▶ PROBLEM TO SOLVE: Copy all the data exactly, except the pictures.

● ● ● ●

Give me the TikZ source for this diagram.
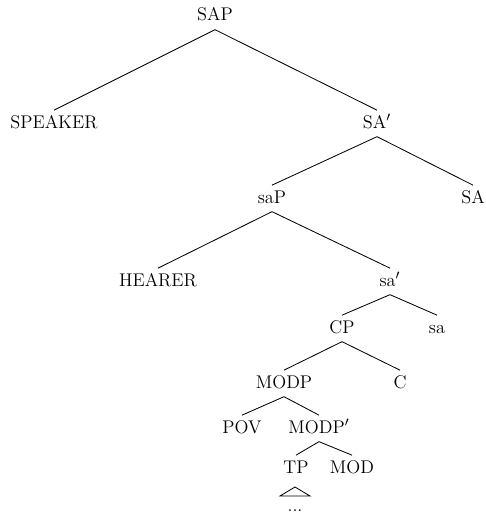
\documentclass[tikz,border=0pt]{standalone}
\begin{document}
\begin{tikzpicture}[x=0.6pt,y=-0.6pt,
  lbl/.style={font=\fontsize{11}{13}\selectfont, inner xsep=0pt, inner ysep=3pt,
              text height=7.5pt, text depth=2pt, anchor=base},
  branch/.style={line width=0.5pt}]
\useasboundingbox (0,0) rectangle (486,514);

% labels of the tree, placed on their baselines
\node[lbl] (sap)     at (215,21)  {SAP};
\node[lbl] (speaker) at (54,128)  {SPEAKER};
\node[lbl] (sabar)   at (377,128) {SA$'$};
\node[lbl] (saP)     at (272,203) {saP};
\node[lbl] (SA)      at (473,203) {SA};
\node[lbl] (hearer)  at (158,286) {HEARER};
\node[lbl] (sab)     at (390,286) {sa$'$};
\node[lbl] (cp)      at (342,333) {CP};
\node[lbl] (sa)      at (437,333) {sa};
\node[lbl] (modp)    at (284,388) {MODP};
\node[lbl] (c)       at (400,388) {C};
\node[lbl] (pov)     at (242,433) {POV};
\node[lbl] (modpb)   at (319,433) {MODP$'$};
\node[lbl] (tp)      at (296,473) {TP};
\node[lbl] (mod)     at (352,473) {MOD};
\node[lbl, inner ysep=0pt] (dots) at (295,511) {...};

% branches
\draw[branch] (sap.south)   -- (speaker.north);
\draw[branch] (sap.south)   -- (sabar.north);
\draw[branch] (sabar.south) -- (saP.north);
\draw[branch] (sabar.south) -- (SA.north);
\draw[branch] (saP.south)   -- (hearer.north);
\draw[branch] (saP.south)   -- (sab.north);
\draw[branch] (sab.south)   -- (cp.north);
\draw[branch] (sab.south)   -- (sa.north);
\draw[branch] (cp.south)    -- (modp.north);
\draw[branch] (cp.south)    -- (c.north);
\draw[branch] (modp.south)  -- (pov.north);
\draw[branch] (modp.south)  -- (modpb.north);
\draw[branch] (modpb.south) -- (tp.north);
\draw[branch] (modpb.south) -- (mod.north);

% roof over the elided material
\coordinate (roof) at (295,487);
\draw[branch] (roof) -- ++(-15,9) -- ++(30,0) -- cycle;
\end{tikzpicture}
\end{document}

● ● ● ●

▶ RESPONSE BELOW:
Give me the TikZ source for this diagram.
\documentclass[tikz,border=0pt]{standalone}
\begin{document}
\begin{tikzpicture}[x=0.6pt,y=-0.6pt,
  lbl/.style={font=\fontsize{11}{13}\selectfont, inner xsep=0pt, inner ysep=3pt,
              text height=7.5pt, text depth=2pt, anchor=base},
  branch/.style={line width=0.5pt}]
\useasboundingbox (0,0) rectangle (486,514);

% labels of the tree, placed on their baselines
\node[lbl] (sap)     at (215,21)  {SAP};
\node[lbl] (speaker) at (54,128)  {SPEAKER};
\node[lbl] (sabar)   at (377,128) {SA$'$};
\node[lbl] (saP)     at (272,203) {saP};
\node[lbl] (SA)      at (473,203) {SA};
\node[lbl] (hearer)  at (158,286) {HEARER};
\node[lbl] (sab)     at (390,286) {sa$'$};
\node[lbl] (cp)      at (342,333) {CP};
\node[lbl] (sa)      at (437,333) {sa};
\node[lbl] (modp)    at (284,388) {MODP};
\node[lbl] (c)       at (400,388) {C};
\node[lbl] (pov)     at (242,433) {POV};
\node[lbl] (modpb)   at (319,433) {MODP$'$};
\node[lbl] (tp)      at (296,473) {TP};
\node[lbl] (mod)     at (352,473) {MOD};
\node[lbl, inner ysep=0pt] (dots) at (295,511) {...};

% branches
\draw[branch] (sap.south)   -- (speaker.north);
\draw[branch] (sap.south)   -- (sabar.north);
\draw[branch] (sabar.south) -- (saP.north);
\draw[branch] (sabar.south) -- (SA.north);
\draw[branch] (saP.south)   -- (hearer.north);
\draw[branch] (saP.south)   -- (sab.north);
\draw[branch] (sab.south)   -- (cp.north);
\draw[branch] (sab.south)   -- (sa.north);
\draw[branch] (cp.south)    -- (modp.north);
\draw[branch] (cp.south)    -- (c.north);
\draw[branch] (modp.south)  -- (pov.north);
\draw[branch] (modp.south)  -- (modpb.north);
\draw[branch] (modpb.south) -- (tp.north);
\draw[branch] (modpb.south) -- (mod.north);

% roof over the elided material
\coordinate (roof) at (295,487);
\draw[branch] (roof) -- ++(-15,9) -- ++(30,0) -- cycle;
\end{tikzpicture}
\end{document}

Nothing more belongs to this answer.